9/11と3/11---コトの悲劇性と危険性はいずれが...?.



昨11日、世界はMoment of Silence(黙祷)の日となった。米ABCは一日中Ground Zeroを中継した。Ten Years AfterとThe NY Times。2001/09/11WTCの中で推定17,400人が勤務、うち犠牲者2,977人。
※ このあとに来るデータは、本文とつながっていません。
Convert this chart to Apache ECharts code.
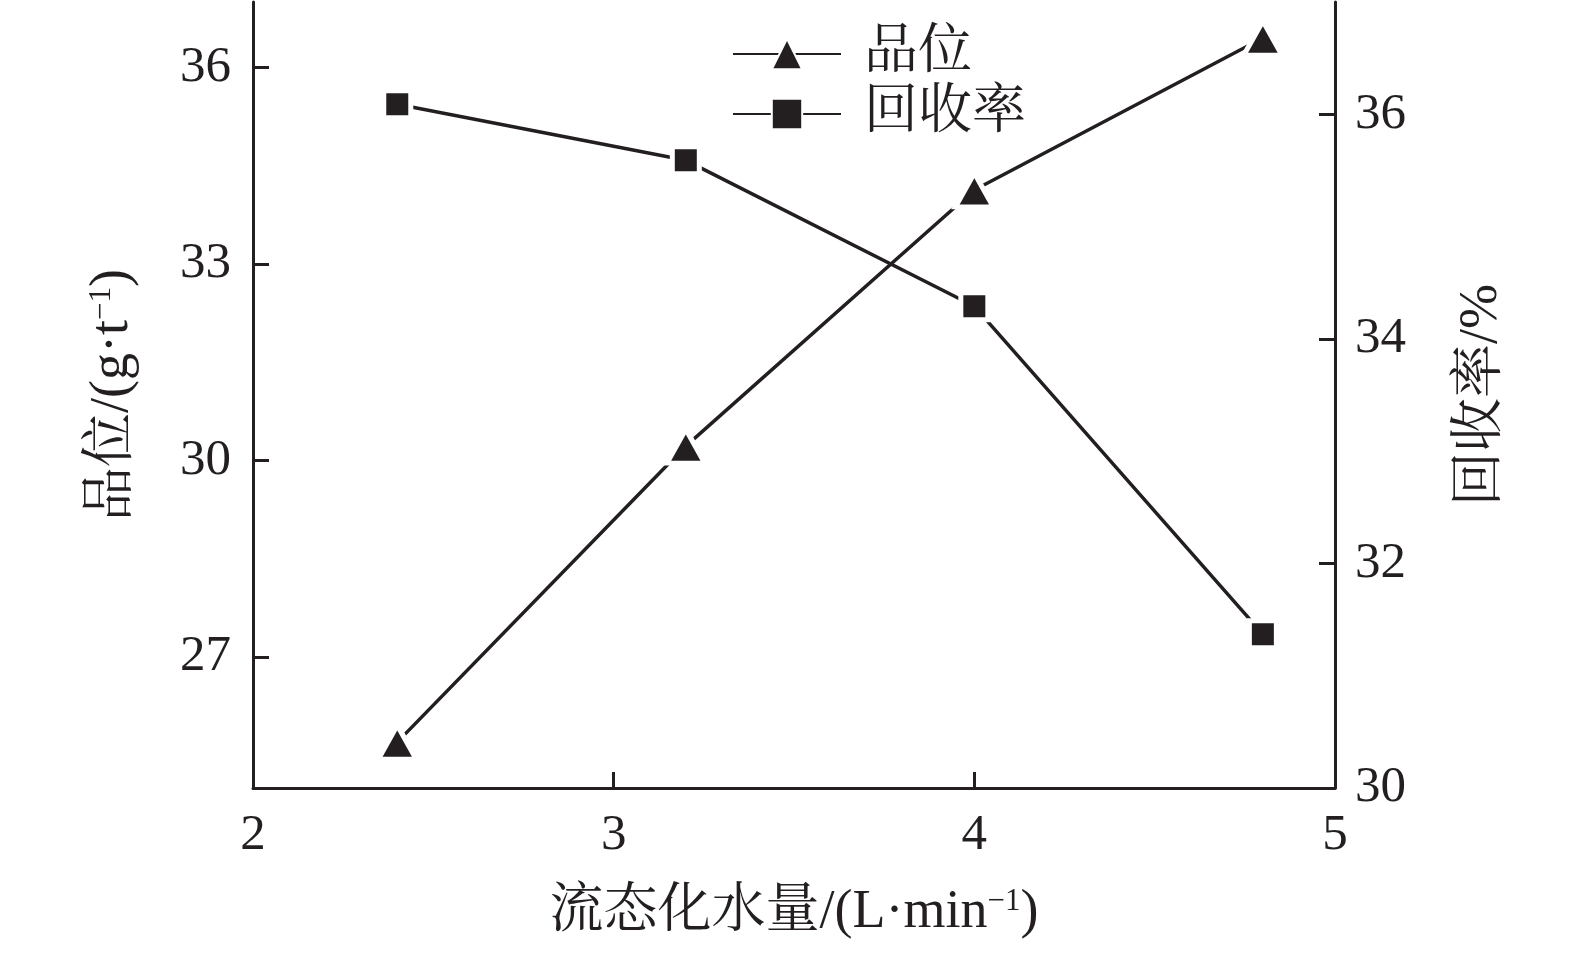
<!DOCTYPE html>
<html>
<head>
<meta charset="utf-8">
<script src="https://cdn.jsdelivr.net/npm/echarts@6/dist/echarts.min.js"></script>
<style>
html,body{margin:0;padding:0;background:#fff;}
#chart{width:1575px;height:954px;}
</style>
</head>
<body>
<div id="chart"></div>
<script>
const xValues = [2.4, 3.2, 4.0, 4.8];
const gradeValues = [25.7, 30.22, 34.13, 36.45];
const recoveryValues = [36.09, 35.59, 34.29, 31.37];
const xTicks = [2, 3, 4, 5];
const leftTicks = [27, 30, 33, 36];
const rightTicks = [30, 32, 34, 36];
const seriesNames = ['品位', '回收率'];

const INK = '#231f20';
const FONT = "'Liberation Serif','Noto Serif CJK SC','Noto Sans CJK SC',serif";

const chart = echarts.init(document.getElementById('chart'), null, {renderer: 'canvas'});

function axisCommon() {
  return {
    axisLine: {show: true, onZero: false, lineStyle: {color: INK, width: 3}},
    axisTick: {show: true, inside: true, length: 16, lineStyle: {color: INK, width: 3}},
    splitLine: {show: false},
    axisLabel: {color: INK, fontFamily: FONT, fontSize: 51}
  };
}
const supRich = {s: {fontFamily: FONT, fontSize: 31, color: INK, verticalAlign: 'top', padding: [0, 0, 22, 0]}};

const xAxis = axisCommon();
Object.assign(xAxis, {
  type: 'value', min: 2, max: 5,
  name: '流态化水量/(L·min{s|−1})',
  nameLocation: 'middle', nameGap: 98,
  nameTextStyle: {color: INK, fontFamily: FONT, fontSize: 54, rich: supRich}
});
xAxis.axisLabel.margin = 22;
xAxis.axisLabel.customValues = xTicks;
xAxis.axisTick.customValues = xTicks;

const yLeft = axisCommon();
Object.assign(yLeft, {
  type: 'value', min: 25, max: 37, position: 'left',
  name: '品位/(g·t{s|−1})',
  nameLocation: 'middle', nameGap: 113, nameRotate: 90,
  nameTextStyle: {color: INK, fontFamily: FONT, fontSize: 54, rich: supRich}
});
yLeft.axisLabel.margin = 22;
yLeft.axisLabel.customValues = leftTicks;
yLeft.axisTick.customValues = leftTicks;

const yRight = axisCommon();
Object.assign(yRight, {
  type: 'value', min: 30, max: 37, position: 'right',
  name: '回收率/%',
  nameLocation: 'middle', nameGap: 120, nameRotate: 90,
  nameTextStyle: {color: INK, fontFamily: FONT, fontSize: 54}
});
yRight.axisLabel.margin = 20;
yRight.axisLabel.customValues = rightTicks;
yRight.axisTick.customValues = rightTicks;

const option = {
  backgroundColor: '#fff',
  animation: false,
  grid: {left: 253, right: 240, top: 2, bottom: 166, containLabel: false},
  legend: {
    orient: 'vertical', left: 727, top: 22,
    itemWidth: 108, itemHeight: 38, itemGap: 6,
    data: seriesNames,
    textStyle: {color: INK, fontFamily: FONT, fontSize: 54, padding: [0, 0, 0, 18]}
  },
  xAxis: xAxis,
  yAxis: [yLeft, yRight],
  series: [
    {
      name: seriesNames[0], type: 'line', yAxisIndex: 0,
      data: xValues.map((x, i) => [x, gradeValues[i]]),
      symbol: 'triangle', symbolSize: [38, 34],
      lineStyle: {color: INK, width: 3.5},
      itemStyle: {color: INK, borderColor: '#fff', borderWidth: 5},
      z: 3
    },
    {
      name: seriesNames[1], type: 'line', yAxisIndex: 1,
      data: xValues.map((x, i) => [x, recoveryValues[i]]),
      symbol: 'rect', symbolSize: 27,
      lineStyle: {color: INK, width: 3.5},
      itemStyle: {color: INK, borderColor: '#fff', borderWidth: 5},
      z: 3
    }
  ]
};
chart.setOption(option);
</script>
</body>
</html>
遺族や縁ある人たちの悲しみは消えない


まさに“Tears and tributes as the US remembers”---“On 9/11, Vows of Remembrance”(追憶の誓い9/11)であり“The Day that Stands Alone”(孤高の日)と呼ぶべきだろう。

9/11と3/11、夥しい数の、何の罪もない無垢の人たちが犠牲になった。その点にこそ、この二つの惨事の共通性があろう。ボクには持ち合わせる言葉はない。ただ黙して目を閉じるだけだ。

が、disasterの悲劇性と危険性は9/11に比して、3/11がはるかに大きく計り知れないものがる。TEPCOや為政者さらには当時Nuclear Power Plantを鳴り物入りで誘致した現地の有力者たちは巨大津波による原発事故を<想定外>だったと言い逃れすることは許されない。

今回事故が起きた原子炉は米GE社製「マークⅠ」型だ。<マークⅠ>は米国でも当初から「脆弱なモデル」「悪名高いモデル」として懸念される向きがあった。76年、GE主任技術者(当時)D. Bridenbaugh(D.B)氏が“事故が起きる恐れがある”とすると論評を紙上掲載、話題になったものの問題提起は葬り去られた。同年、24年間働いたGEを退職。いまD.B元主任はCaliforniaのビーチサイドで奥さんと2人暮らしをしている。

「日本に対し申し訳ない気持でいっぱいです」と涙ぐみながら語るD.Bさん。目の前の海浜にも津波が押し寄せ、20〜30艘のボートが流されたと言う。同氏は「万が一重大事故が起きたとき圧力抑制プールは十分耐えられるか」「想像以上の圧力が加わるはずだ」と危機感を募らせていた。


D.Rさんの分析と主張は全米でも関心をもたれたが、結果は原子力物理学の御用学者、N.C. Rasmussen教授に押し切られた。<原発事故で死亡する確立は50億分の1>“隕石に当たって死亡する確率より低い”とする『ラスムッセン報告』は<聖書>となって日本に紹介されTEPCOも大いに参考にした。

米国原子力規制委員会(Nuclear Regulatory Commission)もいい加減なものだ。地震が多発する地域での<マークⅠ>の安全評価を行なっていない。「規制の虜」と言われている。規制機関が被規制側の勢力に実質的に支配されているわけだ。

Fukushima Daiichiは1967年<マークⅠ>を導入した。設計から建設までGEに丸投げ、米国で営業運転も行なわれていないのに稼動させる拙速さと安上がり、儲け第一主義には呆れる。

原子力発電に我々は未来を託していいのか?”自問するときNOと答えざるを得ない。

いま、被災地の瓦礫がミッドウェイ海域を漂流している。1年後にはハワイ沖に流れ着くだろう。これは「想定の範囲」か?